Without the pictures, extract every line from the start of the material to the line containing "-- ($(#1)+(13,3.5)$) -- ++(0,7.5)", both ends included.

------ Recorded data

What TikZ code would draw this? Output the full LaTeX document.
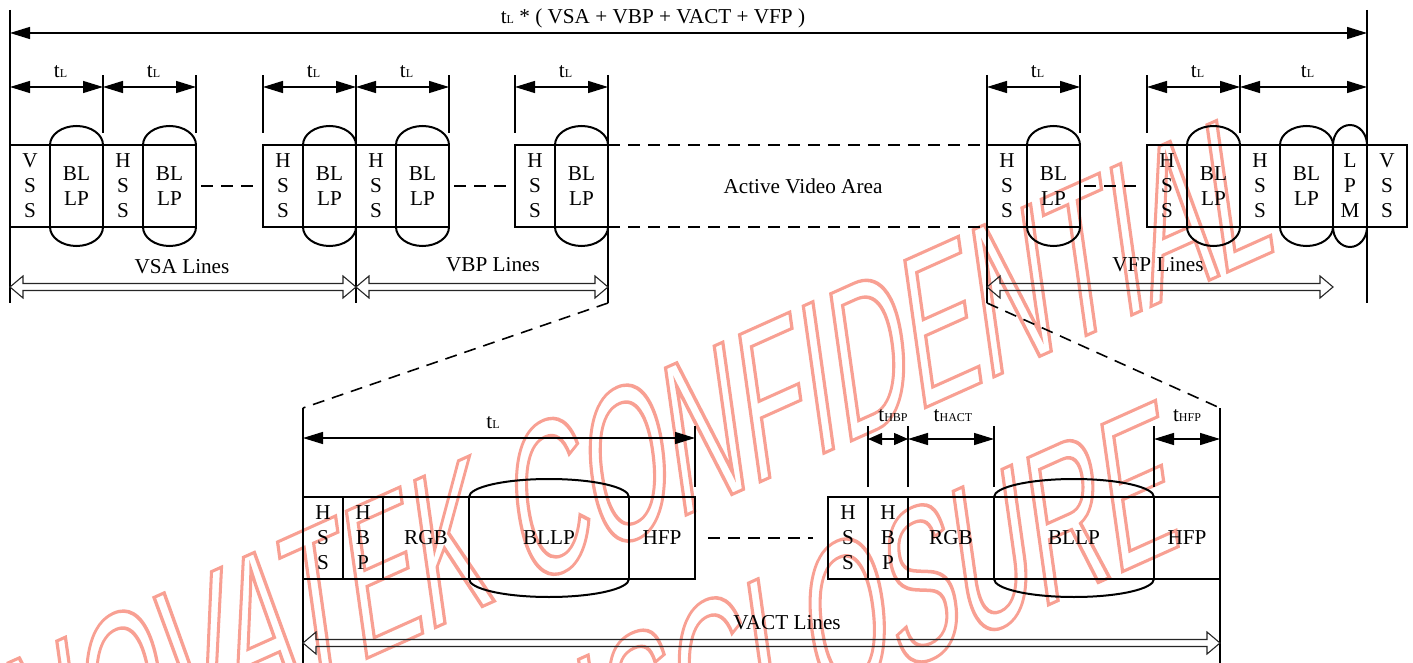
\documentclass[tikz,border=0pt]{standalone}
\usepackage{fontspec}
\setmainfont{Liberation Serif}
\newfontfamily\wmfont[FakeStretch=0.5]{Liberation Sans}
\usetikzlibrary{arrows.meta,calc,positioning}
\definecolor{WmRed}{HTML}{F8A093}
\newcommand{\tsub}[1]{t{\fontsize{6}{7}\selectfont #1}}
\newcommand{\lblfont}{\fontsize{10.6}{12.5}\selectfont}
\newcommand{\wmoutline}[1]{\special{pdf:literal direct 1 Tr 1.6 w}#1\special{pdf:literal direct 0 Tr}}
\newcommand{\hollowarrow}[2]{%
  \draw[hollow] (#1) -- ++(13,-11) -- ++(0,7.5) -- ($(#2)+(-13,-3.5)$)
    -- ++(0,-7.5) -- (#2) -- ++(-13,11) -- ++(0,-7.5)
    -- ($(#1)+(13,3.5)$) -- ++(0,7.5) -- cycle;}

\begin{document}
\begin{tikzpicture}[x=0.5pt,y=-0.5pt,font=\lblfont,
  cell/.style={draw,line width=0.9pt,minimum height=41pt,inner sep=0pt,
    outer sep=0pt,anchor=north west,align=center},
  capline/.style={line width=1pt},
  dim/.style={line width=0.7pt,
    {Triangle[length=10pt,width=6pt]}-{Triangle[length=10pt,width=6pt]}},
  dimsm/.style={line width=0.7pt,
    {Triangle[length=7pt,width=6pt]}-{Triangle[length=7pt,width=6pt]}},
  ext/.style={line width=0.6pt},
  gap/.style={line width=0.8pt,dash pattern=on 6pt off 4pt},
  hollow/.style={line width=0.55pt,draw=black!85},
  tl/.style={midway,anchor=base,yshift=4.75pt,xshift=2pt},
  th/.style={midway,anchor=base,yshift=8.75pt},
  wm/.style={rotate=8,yslant=0.29,text=WmRed,inner sep=0pt,anchor=base west,
    font=\wmfont\fontsize{108}{108}\selectfont}]

\useasboundingbox (0,0) rectangle (1413,663);

% watermark
\node[wm] (wm1) at (20,814) {\wmoutline{NOVATEK CONFIDENTIAL}};
\node[wm] (wm2) at (333,926) {\wmoutline{NO DISCLOSURE}};

% upper row: VSA / VBP lines
\node[cell,minimum width=20pt] (vss1) at (10,145) {V\\S\\S};
\node[cell,minimum width=26.5pt,right=0pt of vss1] (bl1) {BL\\LP};
\node[cell,minimum width=20pt,right=0pt of bl1] (hs1) {H\\S\\S};
\node[cell,minimum width=26.5pt,right=0pt of hs1] (bl2) {BL\\LP};

\node[cell,minimum width=20pt] (hs2) at (263,145) {H\\S\\S};
\node[cell,minimum width=26.5pt,right=0pt of hs2] (bl3) {BL\\LP};
\node[cell,minimum width=20pt,right=0pt of bl3] (hs3) {H\\S\\S};
\node[cell,minimum width=26.5pt,right=0pt of hs3] (bl4) {BL\\LP};

\node[cell,minimum width=20pt] (hs4) at (515,145) {H\\S\\S};
\node[cell,minimum width=26.5pt,right=0pt of hs4] (bl5) {BL\\LP};

% upper row: VFP lines
\node[cell,minimum width=20pt] (hs5) at (987,145) {H\\S\\S};
\node[cell,minimum width=26.5pt,right=0pt of hs5] (bl6) {BL\\LP};

\node[cell,minimum width=20pt] (hs6) at (1147,145) {H\\S\\S};
\node[cell,minimum width=26.5pt,right=0pt of hs6] (bl7) {BL\\LP};
\node[cell,minimum width=20pt,right=0pt of bl7] (hs7) {H\\S\\S};
\node[cell,minimum width=26.5pt,right=0pt of hs7] (bl8) {BL\\LP};
\node[cell,minimum width=17pt,right=0pt of bl8] (lpm) {L\\P\\M};
\node[cell,minimum width=20pt,right=0pt of lpm] (vss2) {V\\S\\S};

\foreach \i in {1,...,8} {
  \draw[capline] (bl\i.north west) arc[start angle=180,end angle=360,x radius=26.5,y radius=19];
  \draw[capline] (bl\i.south east) arc[start angle=0,end angle=180,x radius=26.5,y radius=19];
}
\draw[capline] (lpm.north west) arc[start angle=180,end angle=360,x radius=17,y radius=20];
\draw[capline] (lpm.south east) arc[start angle=0,end angle=180,x radius=17,y radius=20];

\draw[gap,shorten <=2.5pt,shorten >=1.5pt] (bl2.east) -- (hs2.west);
\draw[gap,shorten <=2.5pt,shorten >=1.5pt] (bl4.east) -- (hs4.west);
\draw[gap,shorten <=2pt,shorten >=3.5pt] (bl6.east) -- (hs6.west);
\draw[gap] (bl5.north east) -- (hs5.north west);
\draw[gap] (bl5.south east) -- (hs5.south west);
\node (ava) at (803,186) {Active Video Area};

% frame and extension lines
\coordinate (l0) at (10,10);
\coordinate (r0) at (lpm.east |- 0,10);
\draw[ext] (l0) -- (l0 |- 0,303);
\draw[ext] (r0) -- (r0 |- 0,303);
\draw[ext] (bl3.north east |- 0,75) -- (bl3.north east |- 0,303);
\draw[ext] (bl5.north east |- 0,75) -- (bl5.north east |- 0,303) coordinate (zl);
\draw[ext] (hs5.north west |- 0,75) -- (hs5.north west |- 0,303) coordinate (zr);
\foreach \p in {bl1.north east,bl2.north east,hs2.north west,bl4.north east,
  hs4.north west,bl6.north east,hs6.north west,bl7.north east}
  \draw[ext] (\p) ++(0,-12) -- ++(0,-58);

% dimensions
\draw[dim] (l0 |- 0,33) -- (r0 |- 0,33);
\node[anchor=base] (total) at (653,23.5) {\tsub{L} * ( VSA + VBP + VACT + VFP )};
\draw[dim] (vss1.west |- 0,87) -- (bl1.east |- 0,87) node[tl] {\tsub{L}};
\draw[dim] (hs1.west |- 0,87) -- (bl2.east |- 0,87) node[tl] {\tsub{L}};
\draw[dim] (hs2.west |- 0,87) -- (bl3.east |- 0,87) node[tl] {\tsub{L}};
\draw[dim] (hs3.west |- 0,87) -- (bl4.east |- 0,87) node[tl] {\tsub{L}};
\draw[dim] (hs4.west |- 0,87) -- (bl5.east |- 0,87) node[tl] {\tsub{L}};
\draw[dim] (hs5.west |- 0,87) -- (bl6.east |- 0,87) node[tl] {\tsub{L}};
\draw[dim] (hs6.west |- 0,87) -- (bl7.east |- 0,87) node[tl] {\tsub{L}};
\draw[dim] (hs7.west |- 0,87) -- (lpm.east |- 0,87) node[tl] {\tsub{L}};

% line counts
\coordinate (vsaA) at (vss1.west |- 0,287);
\coordinate (vsaB) at (bl3.east |- 0,287);
\coordinate (vbpB) at (bl5.east |- 0,287);
\coordinate (vfpA) at (hs5.west |- 0,287);
\coordinate (vfpB) at (bl8.east |- 0,287);
\hollowarrow{vsaA}{vsaB}
\hollowarrow{vsaB}{vbpB}
\hollowarrow{vfpA}{vfpB}
\node (vsaL) at (182,267) {VSA Lines};
\node (vbpL) at (493,265) {VBP Lines};
\node (vfpL) at (1158,265) {VFP Lines};

% lower row: one active line, zoomed
\node[cell,minimum width=20pt] (hsa) at (303,497) {H\\S\\S};
\node[cell,minimum width=20pt,right=0pt of hsa] (hbpa) {H\\B\\P};
\node[cell,minimum width=43pt,right=0pt of hbpa] (rgba) {RGB};
\node[cell,minimum width=80pt,right=0pt of rgba] (bllpa) {BLLP};
\node[cell,minimum width=33pt,right=0pt of bllpa] (hfpa) {HFP};

\node[cell,minimum width=20pt] (hsb) at (828,497) {H\\S\\S};
\node[cell,minimum width=20pt,right=0pt of hsb] (hbpb) {H\\B\\P};
\node[cell,minimum width=43pt,right=0pt of hbpb] (rgbb) {RGB};
\node[cell,minimum width=80pt,right=0pt of rgbb] (bllpb) {BLLP};
\node[cell,minimum width=33pt,right=0pt of bllpb] (hfpb) {HFP};

\foreach \p in {bllpa,bllpb} {
  \draw[capline] (\p.north west) arc[start angle=180,end angle=360,x radius=80,y radius=18];
  \draw[capline] (\p.south east) arc[start angle=0,end angle=180,x radius=80,y radius=18];
}
\draw[gap,shorten <=6.5pt,shorten >=7.5pt] (hfpa.east) -- (hsb.west);

\draw[ext] (hsa.north west |- 0,408) coordinate (zlb) -- (hsa.north west |- 0,663);
\draw[ext] (hfpb.north east |- 0,408) coordinate (zrb) -- (hfpb.north east |- 0,663);
\draw[gap] (zl) -- (zlb);
\draw[gap] (zr) -- (zrb);
\foreach \p in {hfpa.north east,hbpb.north west,rgbb.north west,
  rgbb.north east,bllpb.north east}
  \draw[ext] (\p) ++(0,-10) -- ++(0,-61);

\draw[dim] (hsa.west |- 0,438) -- (hfpa.east |- 0,438) node[tl,xshift=-5pt] {\tsub{L}};
\draw[dimsm] (hbpb.west |- 0,439) -- (hbpb.east |- 0,439) node[th,xshift=2.5pt] {\tsub{HBP}};
\draw[dim] (rgbb.west |- 0,439) -- (rgbb.east |- 0,439) node[th,xshift=1pt] {\tsub{HACT}};
\draw[dim] (hfpb.west |- 0,439) -- (hfpb.east |- 0,439) node[th] {\tsub{HFP}};

\coordinate (vactA) at (hsa.west |- 0,643);
\coordinate (vactB) at (hfpb.east |- 0,643);
\hollowarrow{vactA}{vactB}
\node (vactL) at (787,623) {VACT Lines};

\end{tikzpicture}
\end{document}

------------

Full answer =
What TikZ code would draw this? Output the full LaTeX document.
\documentclass[tikz,border=0pt]{standalone}
\usepackage{fontspec}
\setmainfont{Liberation Serif}
\newfontfamily\wmfont[FakeStretch=0.5]{Liberation Sans}
\usetikzlibrary{arrows.meta,calc,positioning}
\definecolor{WmRed}{HTML}{F8A093}
\newcommand{\tsub}[1]{t{\fontsize{6}{7}\selectfont #1}}
\newcommand{\lblfont}{\fontsize{10.6}{12.5}\selectfont}
\newcommand{\wmoutline}[1]{\special{pdf:literal direct 1 Tr 1.6 w}#1\special{pdf:literal direct 0 Tr}}
\newcommand{\hollowarrow}[2]{%
  \draw[hollow] (#1) -- ++(13,-11) -- ++(0,7.5) -- ($(#2)+(-13,-3.5)$)
    -- ++(0,-7.5) -- (#2) -- ++(-13,11) -- ++(0,-7.5)
    -- ($(#1)+(13,3.5)$) -- ++(0,7.5) -- cycle;}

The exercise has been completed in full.